Figure scripts
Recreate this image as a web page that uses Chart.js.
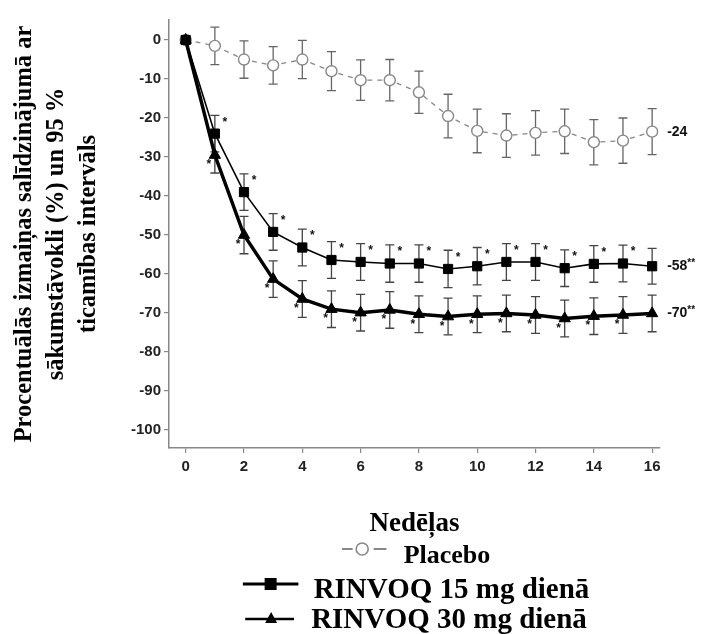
<!DOCTYPE html>
<html>
<head>
<meta charset="utf-8">
<script src="https://cdn.jsdelivr.net/npm/chart.js@4.4.0/dist/chart.umd.min.js"></script>
<style>
body { margin: 0; background: #fff; }
#wrap { position: relative; width: 723px; height: 634px; overflow: hidden; }
#c { position: absolute; left: 0; top: 0; }
.leg { position: absolute; left: 416px; transform: translateX(-50%); display: flex; align-items: center;
       white-space: nowrap; font-family: 'Liberation Serif', 'Times New Roman', serif; font-weight: bold; color: #000; }
.leg svg { position: relative; }
</style>
</head>
<body>
<div id="wrap">
  <canvas id="c" width="723" height="540"></canvas>
  <div class="leg" style="top:539px;height:32px;font-size:26px;line-height:32px">
    <svg width="45" height="16" style="top:-6px;margin-right:17px">
      <line x1="0" y1="8" x2="11" y2="8" stroke="#888" stroke-width="2"/>
      <circle cx="20.5" cy="8" r="6" fill="#fff" stroke="#888" stroke-width="1.6"/>
      <line x1="32" y1="8" x2="45" y2="8" stroke="#888" stroke-width="2"/>
    </svg><span>Placebo</span>
  </div>
  <div class="leg" style="top:572px;height:32px;font-size:29px;line-height:32px">
    <svg width="56" height="16" style="top:-4px;margin-right:15px">
      <line x1="0" y1="8" x2="56" y2="8" stroke="#000" stroke-width="3"/>
      <rect x="22" y="2" width="12" height="12" fill="#000"/>
    </svg><span>RINVOQ 15 mg dienā</span>
  </div>
  <div class="leg" style="top:602px;height:32px;font-size:29px;line-height:32px">
    <svg width="49" height="16" style="top:0px;margin-right:17px">
      <line x1="0" y1="9" x2="49" y2="9" stroke="#000" stroke-width="2.5"/>
      <polygon points="26,2 32,13 20,13" fill="#000"/>
    </svg><span>RINVOQ 30 mg dienā</span>
  </div>
</div>
<script>
var weeks = [0, 1, 2, 3, 4, 5, 6, 7, 8, 9, 10, 11, 12, 13, 14, 15, 16];
var placebo = [0, -1.5, -5, -6.5, -5, -8, -10.3, -10.3, -13.4, -19.5, -23.3, -24.5, -23.8, -23.4, -26.2, -25.8, -23.5];
var placeboCI = [0, 4.8, 4.8, 4.8, 4.9, 5, 5.2, 5.3, 5.4, 5.6, 5.6, 5.6, 5.7, 5.7, 5.8, 5.8, 5.9];
var rinvoq15 = [0, -24, -39, -49.2, -53.2, -56.4, -56.9, -57.3, -57.3, -58.7, -58, -56.9, -56.9, -58.5, -57.4, -57.3, -58];
var rinvoq15CI = [0, 4.7, 4.7, 4.7, 4.7, 4.7, 4.7, 4.8, 4.8, 4.8, 4.8, 4.7, 4.7, 4.7, 4.7, 4.7, 4.6];
var rinvoq30 = [0, -29.5, -50, -61.3, -66.4, -69, -69.9, -69.2, -70.3, -70.9, -70.3, -70.1, -70.5, -71.4, -70.8, -70.5, -70.1];
var rinvoq30CI = [0, 4.6, 4.8, 4.7, 4.7, 4.7, 4.7, 4.7, 4.7, 4.7, 4.7, 4.7, 4.7, 4.7, 4.7, 4.7, 4.7];
var sigWeeks15 = [1, 2, 3, 4, 5, 6, 7, 8, 9, 10, 11, 12, 13, 14, 15];
var sigWeeks30 = [1, 2, 3, 4, 5, 6, 7, 8, 9, 10, 11, 12, 13, 14, 15];
var endLabels = ['-24', '-58', '-70'];
var endStars = ['', '**', '**'];
var xTicks = [0, 2, 4, 6, 8, 10, 12, 14, 16];
var yTicks = [0, -10, -20, -30, -40, -50, -60, -70, -80, -90, -100];

function pts(vals) {
    return weeks.map(function(w, i) { return {x: w, y: vals[i]}; });
}

// whiskers under the markers
var errorBars = {
    id: 'errorBars',
    beforeDatasetsDraw: function(chart) {
        var ctx = chart.ctx, xs = chart.scales.x, ys = chart.scales.y;
        ctx.save();
        ctx.lineWidth = 1.3;
        chart.data.datasets.forEach(function(ds) {
            ctx.strokeStyle = ds.barColor;
            ds.ci.forEach(function(h, i) {
                if (!h) return;
                var x = xs.getPixelForValue(weeks[i]);
                var y1 = ys.getPixelForValue(ds.values[i] + h);
                var y2 = ys.getPixelForValue(ds.values[i] - h);
                ctx.beginPath();
                ctx.moveTo(x, y1); ctx.lineTo(x, y2);
                ctx.moveTo(x - 4.5, y1); ctx.lineTo(x + 4.5, y1);
                ctx.moveTo(x - 4.5, y2); ctx.lineTo(x + 4.5, y2);
                ctx.stroke();
            });
        });
        ctx.restore();
    }
};

// asterisks and end values
var annotations = {
    id: 'annotations',
    afterDatasetsDraw: function(chart) {
        var ctx = chart.ctx, xs = chart.scales.x, ys = chart.scales.y;
        ctx.save();
        ctx.fillStyle = '#111';
        ctx.font = 'bold 12px "Liberation Sans", Arial, sans-serif';
        ctx.textAlign = 'center';
        ctx.textBaseline = 'middle';
        sigWeeks15.forEach(function(w) {
            var i = weeks.indexOf(w);
            ctx.fillText('*', xs.getPixelForValue(w) + 10, ys.getPixelForValue(rinvoq15[i] + rinvoq15CI[i]) + 7);
        });
        sigWeeks30.forEach(function(w) {
            var i = weeks.indexOf(w);
            ctx.fillText('*', xs.getPixelForValue(w) - 6, ys.getPixelForValue(rinvoq30[i]) + 10);
        });
        var last = weeks.length - 1;
        var lasts = [placebo[last], rinvoq15[last], rinvoq30[last]];
        ctx.textAlign = 'left';
        lasts.forEach(function(v, k) {
            var x = xs.getPixelForValue(weeks[last]) + 15;
            var y = ys.getPixelForValue(v);
            ctx.font = 'bold 14px "Liberation Sans", Arial, sans-serif';
            ctx.fillText(endLabels[k], x, y);
            var w = ctx.measureText(endLabels[k]).width;
            ctx.font = 'bold 10px "Liberation Sans", Arial, sans-serif';
            ctx.fillText(endStars[k], x + w, y - 3);
        });
        ctx.restore();
    }
};

var tickFont = {family: '"Liberation Sans", Arial, sans-serif', size: 15, weight: 'bold'};

new Chart(document.getElementById('c'), {
    type: 'line',
    data: {
        datasets: [{
            label: 'RINVOQ 30 mg dienā',
            data: pts(rinvoq30), values: rinvoq30, ci: rinvoq30CI, barColor: '#444',
            borderColor: '#000', borderWidth: 3.5,
            pointStyle: 'triangle', pointRadius: 6.5,
            pointBackgroundColor: '#000', pointBorderColor: '#000', pointBorderWidth: 1
        }, {
            label: 'RINVOQ 15 mg dienā',
            data: pts(rinvoq15), values: rinvoq15, ci: rinvoq15CI, barColor: '#444',
            borderColor: '#000', borderWidth: 1.6,
            pointStyle: 'rect', pointRadius: 6.5,
            pointBackgroundColor: '#000', pointBorderColor: '#000', pointBorderWidth: 1
        }, {
            label: 'Placebo',
            data: pts(placebo), values: placebo, ci: placeboCI, barColor: '#666',
            borderColor: '#888', borderWidth: 1.3, borderDash: [5, 5],
            pointStyle: 'circle', pointRadius: 5.5,
            pointBackgroundColor: '#fff', pointBorderColor: '#888', pointBorderWidth: 1.4
        }]
    },
    options: {
        responsive: false,
        animation: false,
        devicePixelRatio: 1,
        layout: {padding: {top: 20, right: 63, left: 0, bottom: 0}},
        elements: {line: {tension: 0}},
        plugins: {legend: {display: false}, tooltip: {enabled: false}},
        scales: {
            x: {
                type: 'linear', min: -0.573, max: 16.27,
                afterBuildTicks: function(s) { s.ticks = xTicks.map(function(v) { return {value: v}; }); },
                afterFit: function(s) { s.height = 92; },
                grid: {drawOnChartArea: false, drawTicks: true, tickLength: 5, color: '#888', lineWidth: 1.2},
                border: {color: '#888', width: 1.5},
                ticks: {font: tickFont, color: '#222', padding: 5, maxRotation: 0},
                title: {display: true, text: 'Nedēļas', color: '#000',
                        font: {family: '"Liberation Serif", "Times New Roman", serif', size: 27, weight: 'bold', lineHeight: 1.2},
                        padding: {top: 0, bottom: 0}}
            },
            y: {
                type: 'linear', min: -104.6, max: 5.13,
                afterBuildTicks: function(s) { s.ticks = yTicks.map(function(v) { return {value: v}; }); },
                afterFit: function(s) { s.width = 169; },
                grid: {drawOnChartArea: false, drawTicks: true, tickLength: 5, color: '#888', lineWidth: 1.2},
                border: {color: '#888', width: 1.5},
                ticks: {font: tickFont, color: '#222', padding: 3},
                title: {display: true,
                        text: ['Procentuālās izmaiņas salīdzinājumā ar', 'sākumstāvokli (%) un 95 %', 'ticamības intervāls'],
                        color: '#000',
                        font: {family: '"Liberation Serif", "Times New Roman", serif', size: 24.5, weight: 'bold', lineHeight: 1.3},
                        padding: {top: 9, bottom: 0}}
            }
        }
    },
    plugins: [errorBars, annotations]
});
</script>
</body>
</html>
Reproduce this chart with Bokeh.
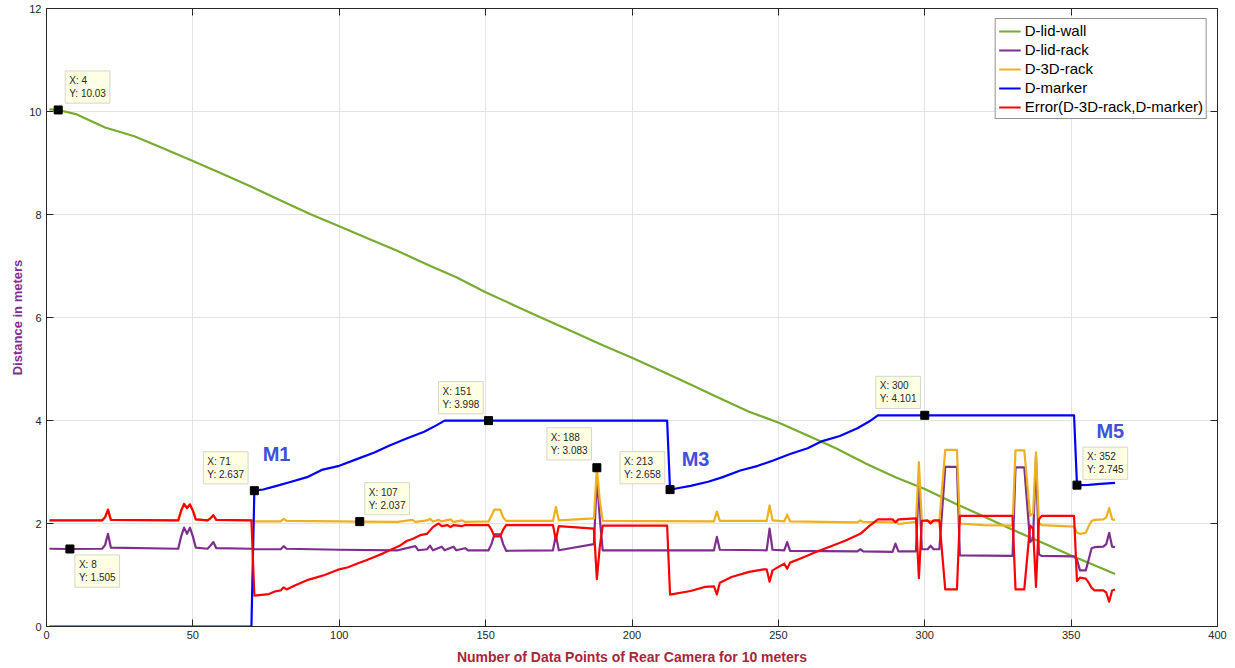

> _What to produce_
Scan the records for the string "this". Copy each line in which it appears.

> _Reply to the task_
Recreate this image as a web page that uses Chart.js.
Reproduce this chart with Bokeh.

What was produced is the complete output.